Il silenzio di Baku Steel allontana la cessione dell’Ilva. L’unica salvezza è lo Stato?

Gli azeri si sono chiusi nel silenzio e l’acquisto dell’Ilva rischia di sfumare. Quali alternative restano in gioco?

L’incidente all’altoforno 1 a Taranto potrebbe aver messo definitivamente la parola fine sulla cessione dell’ex Ilva a Baku Steel. Il ministro Urso fa appello al senso di responsabilità, mentre il gruppo azero si è chiuso in un silenzio che non promette nulla di buono. L’acquisto salterà? Quali alternative restano sul tavolo?

I “PUNTI OSCURI” DELL’ACCORDO CON BAKU STEEL

“L’avevano spacciata come la svolta definitiva. L’ offerta che non puoi rifiutare, come quella di don Vito Corleone nel mitico “Padrino” di Francis Ford Coppola. E invece niente: forse salta pure questa”, scrive Massimo Giannini su La Repubblica. Come nella pellicola di Coppola, anche in questa storia gli intrighi sono molti. Infatti, l’accordo tra Baku Steel e il Governo ha tanti punti oscuri, secondo La Repubblica: la promessa di raggiungere una produzione di 4 milioni di tonnellate nei prossimi anni nonostante il taglio di 3.000 dipendenti e due altoforni fermi, i 250 milioni di sussidi statali mancanti, la cassa integrazione che si allarga a 4.046 dipendenti. Per non parlare poi degli adempimenti burocratici, che mancano ancora all’appello: l’Autorizzazione Integrata Ambientale e la Valutazione di Impatto Sanitario.

ILVA, URSO CHIEDE RESPONSABILITA’

Le stesse parole del ministro delle Imprese e del Made in Italy aumentano i dubbi riguardo la buona riuscita della vendita dell’ex Ilva. “Non è il momento delle recriminazioni, ma delle soluzioni”, ha detto Urso, facendo appello al senso di responsabilità di tutti.

Il ministro ha poi auspicato che la missione dei suoi delegati ministeriali in Azerbaigian possa riconfermare “la volontà di portare avanti il percorso di acquisizione”.

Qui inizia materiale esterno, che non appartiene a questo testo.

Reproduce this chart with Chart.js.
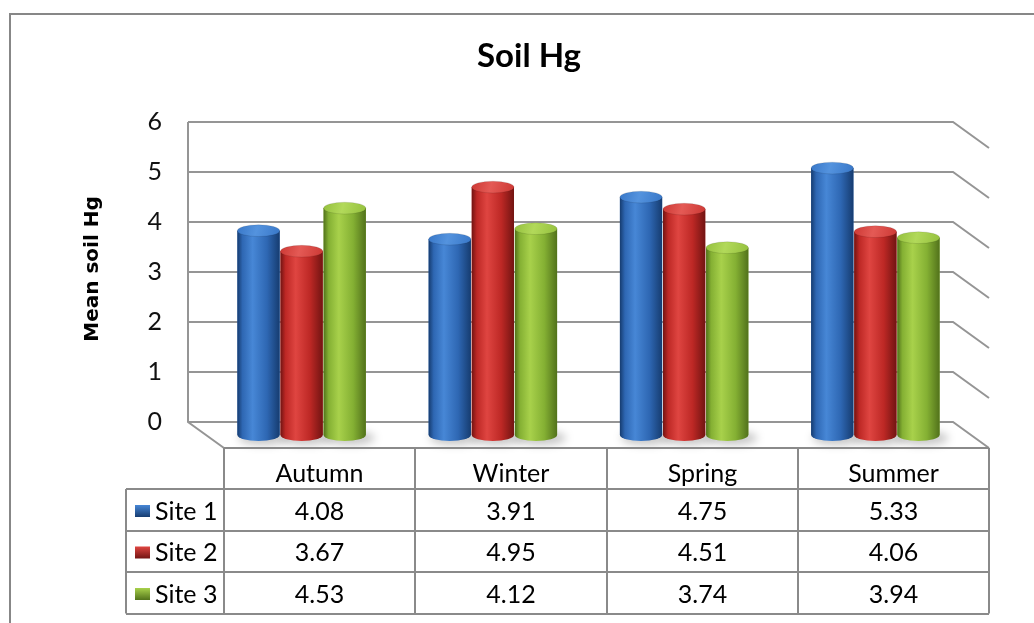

LA SOLUZIONE E’ NAZIONALIZZARE?

L’unica opzione ancora sul tavolo per salvare un baluardo dell’industria dell’acciaio italiana è la ri-nazionalizzazione, secondo La Repubblica. Il ritorno dell’azionista pubblico sarebbe “un’ammissione definitiva di un fallimento collettivo”, poiché riporterebbe agli antichi splendori il tanto criticato modello dello Stato Padrone degli anni Settanta e Ottanta. Tuttavia, resta la soluzione migliore per Giannini poiché “alla fine il Mef dovrebbe comunque garantire una quota di mezzo miliardo, attraverso Invitalia o Cdp. E a questa si aggiungerebbero comunque gli investimenti per la decarbonizzazione, almeno 4 miliardi”.